I went to preschool at Temple Beth El [in Swampscott], and went to Hebrew school and did Junior Congregation there, and from there I went to college and I joined the klezmer band on campus – I played the clarinet there and I ultimately ended up leading the group as the president and music director. My first exposure to young people playing klezmer was at Temple Israel [in Swampscott] with Cantor Ken Richmond, who actually led the klezmer band when he was at Yale – I remember learning some of the music he transcribed. I’m still somewhat active in the Jewish community in Cambridge – there’s a lot of young Jews in Cambridge, which is nice. One of the organizations that I think has done a really great job that I’ve gone to for a couple of years is Moishe House, which have been popping up all over the place, but the community in Cambridge is particularly strong. It’s sort of meant as a post-collegiate social organization for young Jews to get together.
NOW YOU WORK AS AN INTELLECTUAL PROPERTY CONSULTANT?

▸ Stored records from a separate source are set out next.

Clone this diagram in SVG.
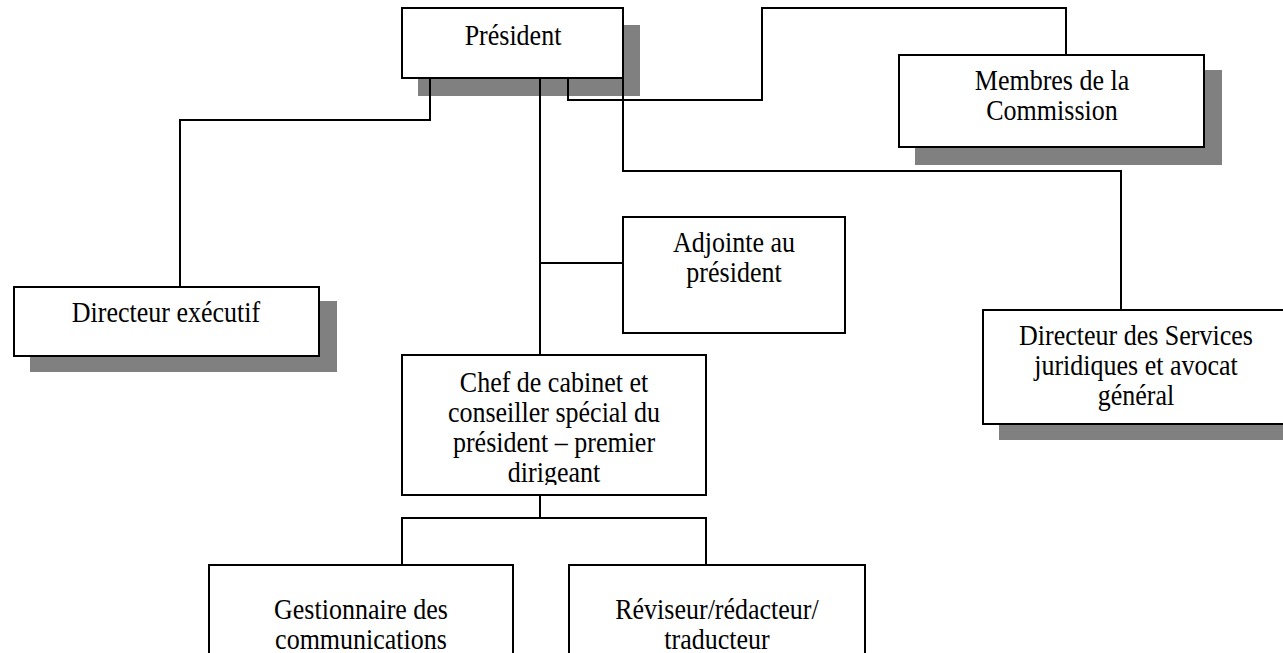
<svg xmlns="http://www.w3.org/2000/svg" width="1283" height="653" viewBox="0 0 1283 653">
<style>
.box{fill:#fff;stroke:#000;stroke-width:2}
.sh{fill:#808080}
.t{font-family:"Liberation Serif","Times New Roman",serif;font-size:26px;fill:#000;text-anchor:middle}
.c{fill:none;stroke:#000;stroke-width:2}
</style>
<defs>
<clipPath id="chefclip"><rect x="403" y="356" width="302" height="129"/></clipPath>
</defs>
<rect width="1283" height="653" fill="#fff"/>
<g id="president">
<rect class="sh" x="418" y="25" width="222" height="71"/>
<rect class="box" x="402" y="8" width="221" height="70"/>
<text class="t" transform="translate(513,45) scale(1,1.12)">Président</text>
</g>
<g id="membres">
<rect class="sh" x="915" y="70" width="307" height="95"/>
<rect class="box" x="899" y="55" width="305" height="92"/>
<text class="t" transform="translate(1052,90) scale(1,1.12)">Membres de la</text>
<text class="t" transform="translate(1052,120) scale(1,1.12)">Commission</text>
</g>
<g id="directeur-executif">
<rect class="sh" x="30" y="301" width="307" height="71"/>
<rect class="box" x="14" y="287" width="305" height="69"/>
<text class="t" transform="translate(166,322) scale(1,1.12)">Directeur exécutif</text>
</g>
<g id="adjointe">
<rect class="box" x="623" y="217" width="222" height="116"/>
<text class="t" transform="translate(734,252) scale(1,1.12)">Adjointe au</text>
<text class="t" transform="translate(734,282) scale(1,1.12)">président</text>
</g>
<g id="directeur-services">
<rect class="sh" x="999" y="326" width="300" height="114"/>
<rect class="box" x="983" y="310" width="306" height="114"/>
<text class="t" transform="translate(1136,345) scale(1,1.12)">Directeur des Services</text>
<text class="t" transform="translate(1136,375) scale(1,1.12)">juridiques et avocat</text>
<text class="t" transform="translate(1136,405) scale(1,1.12)">général</text>
</g>
<g id="chef">
<rect class="box" x="402" y="355" width="304" height="140"/>
<g clip-path="url(#chefclip)">
<text class="t" transform="translate(554,392) scale(1,1.12)">Chef de cabinet et</text>
<text class="t" transform="translate(554,422) scale(1,1.12)">conseiller spécial du</text>
<text class="t" transform="translate(554,452) scale(1,1.12)">président – premier</text>
<text class="t" transform="translate(554,482) scale(1,1.12)">dirigeant</text>
</g>
</g>
<g id="gestionnaire">
<rect class="box" x="209" y="565" width="304" height="120"/>
<text class="t" transform="translate(361,619) scale(1,1.12)">Gestionnaire des</text>
<text class="t" transform="translate(361,649) scale(1,1.12)">communications</text>
</g>
<g id="reviseur">
<rect class="box" x="569" y="565" width="296" height="120"/>
<text class="t" transform="translate(717,619) scale(1,1.12)">Réviseur/rédacteur/</text>
<text class="t" transform="translate(717,649) scale(1,1.12)">traducteur</text>
</g>
<g id="connectors">
<path class="c" d="M430,78 V120 H180 V287"/>
<path class="c" d="M568,78 V100 H762 V8 H1066 V55"/>
<path class="c" d="M623,78 V171 H1121 V310"/>
<path class="c" d="M540,78 V355"/>
<path class="c" d="M540,263 H623"/>
<path class="c" d="M540,495 V518"/>
<path class="c" d="M402,565 V518 H706 V565"/>
</g>
</svg>
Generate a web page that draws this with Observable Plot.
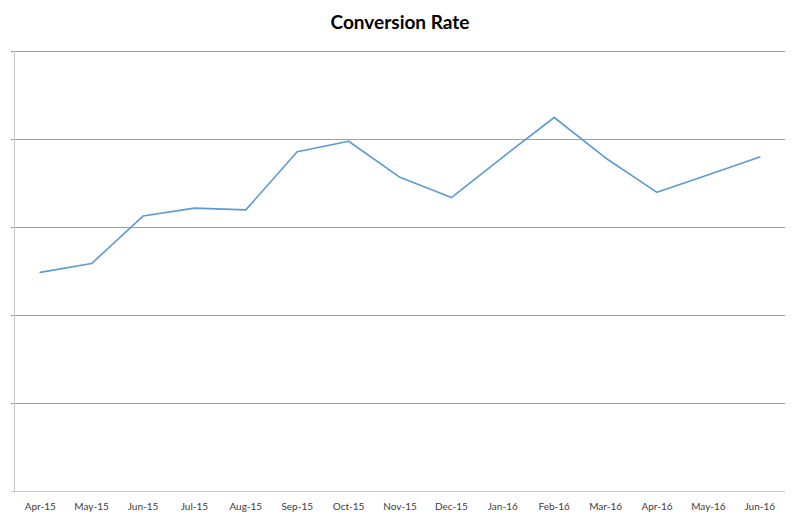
<!DOCTYPE html>
<html>
<head>
<meta charset="utf-8">
<script src="https://cdn.jsdelivr.net/npm/d3@7"></script>
<script src="https://cdn.jsdelivr.net/npm/@observablehq/plot@0.6"></script>
<style>
  html, body { margin: 0; padding: 0; background: #fff; }
  #title { height: 40px; line-height: 44px; text-align: center; font-family: Lato, "Open Sans", sans-serif; font-weight: bold; font-size: 19px; color: #000; }
</style>
</head>
<body>
<div id="title">Conversion Rate</div>
<div id="chart"></div>
<script>
const months = ["Apr-15","May-15","Jun-15","Jul-15","Aug-15","Sep-15","Oct-15","Nov-15","Dec-15","Jan-16","Feb-16","Mar-16","Apr-16","May-16","Jun-16"];
const rates = [2.49, 2.59, 3.13, 3.22, 3.20, 3.86, 3.98, 3.57, 3.34, 3.80, 4.25, 3.79, 3.40, 3.60, 3.80];
const gridValues = [1, 2, 3, 4, 5];

const data = months.map((m, i) => ({month: m, rate: rates[i]}));

const chart = Plot.plot({
  width: 800,
  height: 480,
  marginTop: 11,
  marginBottom: 29,
  marginLeft: 14,
  marginRight: 15,
  style: {fontFamily: "Lato, 'Open Sans', sans-serif", fontSize: "10px", color: "#404040", background: "#fff"},
  x: {domain: months, type: "point", padding: 0.5, round: false, label: null, tickSize: 0, tickPadding: 11},
  y: {domain: [0, 5], axis: null},
  marks: [
    Plot.ruleY(gridValues, {stroke: "#a0a0a0", strokeWidth: 1, insetLeft: -3}),
    Plot.ruleY([0], {stroke: "#c8c8c8", strokeWidth: 1, insetLeft: -3}),
    (index, scales, values, dimensions) => {
      const g = d3.create("svg:g");
      const x0 = dimensions.marginLeft + 0.5;
      g.append("line")
        .attr("x1", x0).attr("x2", x0)
        .attr("y1", dimensions.marginTop)
        .attr("y2", dimensions.height - dimensions.marginBottom)
        .attr("stroke", "#c8c8c8").attr("stroke-width", 1);
      return g.node();
    },
    Plot.line(data, {x: "month", y: "rate", stroke: "#5b9bd5", strokeWidth: 1.6})
  ]
});
document.getElementById("chart").appendChild(chart);
</script>
</body>
</html>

I work as a consultant for intellectual property lawyers about software – I’d describe myself as a forensic computer scientist. Lawyers hire me and my colleagues to do technical investigations of software patent disputes or cybersecurity incidents. Sometimes I even get to show up in court. I got started in the law/technology intersection when I was in college, and my sister was in law school, she suggested I spend a summer at the Berkman Klein Center for Internet & Society at Harvard that studied the intersection of law and technology. So I got started there, and I found it interesting enough that the subsequent summer I got started at the company where I still am now eight years later, doing less of the social sciences and more of the actual engineering part. I was fortunate to find a job that really meshed well with my strengths.
WHAT DOES YOUR JOB ENTAIL?
We work on a wide variety of different cases. It all boils down to helping lawyers or judges or juries understand technology. On a day-to-day basis, there’s a lot of analysis of technical material – reading source code, writing code that will analyze other source codes to get some insights into how it works, doing some actual reverse engineering of software and hardware to explain how it works, writing expert reports, working with faculty members and universities. I also get to travel around with lawyers sometimes – help them take depositions to know what kinds of questions they should be asking software developers or witnesses who know something about the lawsuit at hand.
THIS MUST BE CONSTANTLY EVOLVING WITH NEW TECHNOLOGY.
A lot of the technology we investigate from big companies is from old systems, so sometimes we get to deal with cutting-edge technology, but sometimes it’s pretty old stuff. Certainly the rules and regulations change in addition to the technology, so there are certainly things to keep up on – many cases in the last few years that have changed how easy it is for companies to assert patents against one another, so that’s changed the kind of cases we get. There have been new regulations regarding data privacy, particularly in Europe, that put a lot more burden on companies for how they protect their data, and the kind of penalties that are involved when things go wrong.
BOTH YOU AND YOUR SISTER, HILLARY STEINBROOK, WERE MARBLEHEAD HIGH SCHOOL VALEDICTORIANS. WAS IT SOMETHING IN THE WATER?
There was a high level of academic excellence expected in our family. Our parents are also academics.
WHAT DID YOU TALK ABOUT IN YOUR VALEDICTORY SPEECH?
I remember mentioning James Brown – he had passed away that year, so he was certainly in the news, so I played a snippet of “I Feel Good.” Honestly there was one part that I remember – that I added a saxophone solo to the end of it. The band played at graduation – I was in the band for part of it. I guess it was inadvertently inspired by Bill Clinton, who was also known for adding sax solos – not really who I was trying to channel, but still. The whole clarinet-playing, saxophone-playing was not just something I got into in college but was one of the parts of my identity then as well.